• Retour de l'inflation ?

    « Le leader de Core in Fronte n'est pas tendre quand il évoque le bilan de la mandature finissante. »
    (Patrick Vinciguerra, sur francebleu.fr, le 2 juin 2021.)  

     

    FlècheCe que j'en pense


    Échéances électorales obligent, le mot mandature fait un retour remarqué sur la Toile, où il rallie tous les suffrages... à l'exception notable de celui de l'Académie : « Mandature est un néologisme incorrect et totalement inutile, né de l'intime conviction de certains que plus un mot est long, plus il confère d'importance à la chose qu'il désigne », lit-on sur son site Internet. C'est oublier un peu vite que le bougre est attesté − fût-ce maigrement − dans la langue administrative depuis... le milieu du XIXe siècle, tout de même, comme doublet de mandatement (« action de délivrer un mandat » et, spécialement, « acte administratif donnant ordre de payer la dette d'un organisme public, lorsqu'il se réalise par l'émission d'un mandat »). Comparez : « Mandature des traitements du personnel » (Auguste Stourm, directeur général des Postes, 1856), « Mandature des dépenses publiques » (Adolphe Cochery, ministre des Postes et des Télégraphes, 1882) et « La liquidation des dépenses, leur ordonnancement, mandatement et paiement » (Administration générale des Ponts et Chaussées et des Mines, 1823), « Mandatement des traitements du clergé » (Recueil des actes administratifs, 1837).

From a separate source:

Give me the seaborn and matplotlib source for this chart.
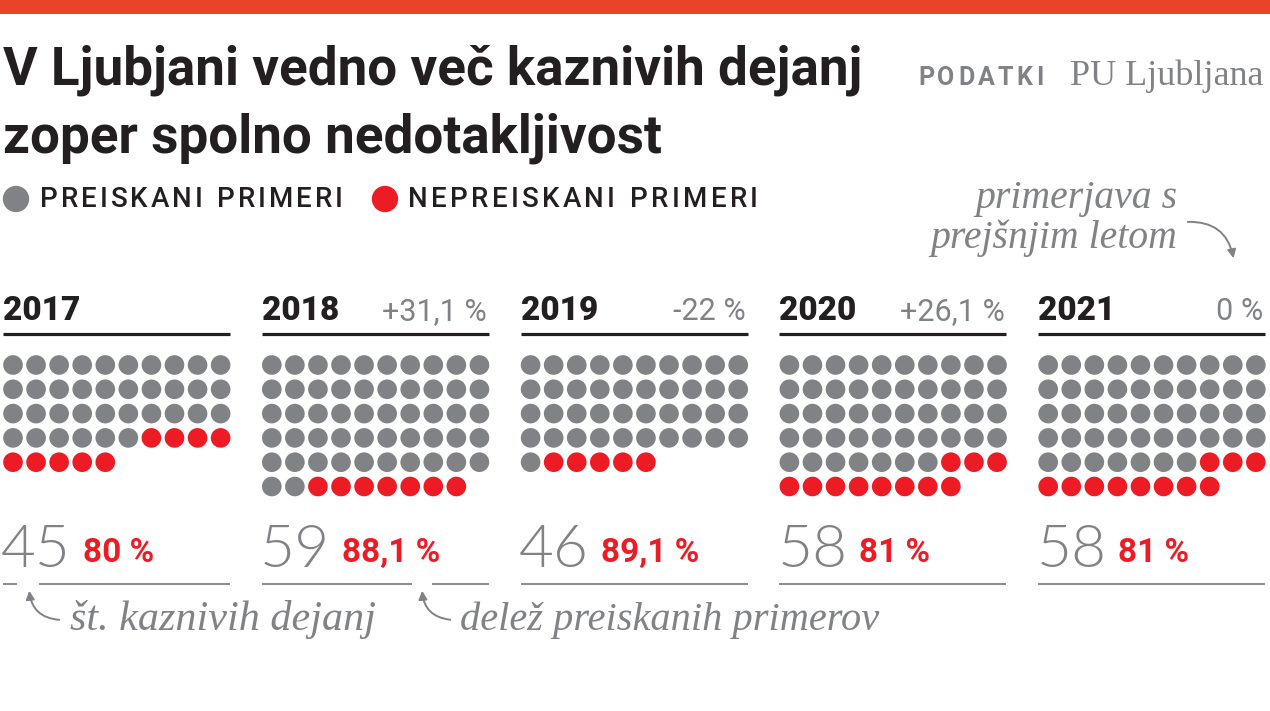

    D'abord interchangeables (à l'instar de déchirure et déchirement [musculaire]), les deux dérivés de mandater tendent à se distinguer à mesure que ledit verbe voit son sens s'étendre, au tournant du XXe siècle, de « délivrer un mandat pour le paiement d'une somme » à « investir (quelqu'un) d'un mandat (= fonction, charge donnée par une personne à une autre pour qu'elle la remplisse en son nom) » : à mandatement l'action correspondant à la première acception et à mandature celle correspondant à la seconde (1). Surtout, le suffixé en -ure se spécialise dans le domaine politique pour désigner le temps d'exercice d'un mandat électif : « Au cours de ses vingt-six années de mandature municipale » (L'Indépendant rémois, 1892), « Les résultats des dernières élections [...] imposent une entente qui se manifesterait d'abord pour l'élection du bureau puis pendant toute la mandature » (Félix Roussel, 1908), « Au début de chaque mandature » (Louis Mocquant, Le Conseil municipal de Paris, 1908), « Durant les quatre années de mandature » (Journal des débats politiques et littéraires, 1912), à côté de « Avant que les cinq années de son mandat fussent expirées » (Alphonse Rabbe, avant 1829), « Cet homme public serait irresponsable, durant son mandat » (Les Deux Bourgognes, 1838), « Ce n'est pas pendant son mandat » (Assemblée nationale législative, 1849). Autrement dit, et n'en déplaise à tous ceux qui se réclament aveuglément de l'Académie pour affirmer qu'« on a toujours dit mandat pour nommer non seulement la fonction, la charge publique conférée par élection, mais aussi [par métonymie] la durée d'exercice de cette charge », cela fait au moins cent trente ans que mandature concurrence mandat dans son acception durative. Vous parlez d'un néologisme !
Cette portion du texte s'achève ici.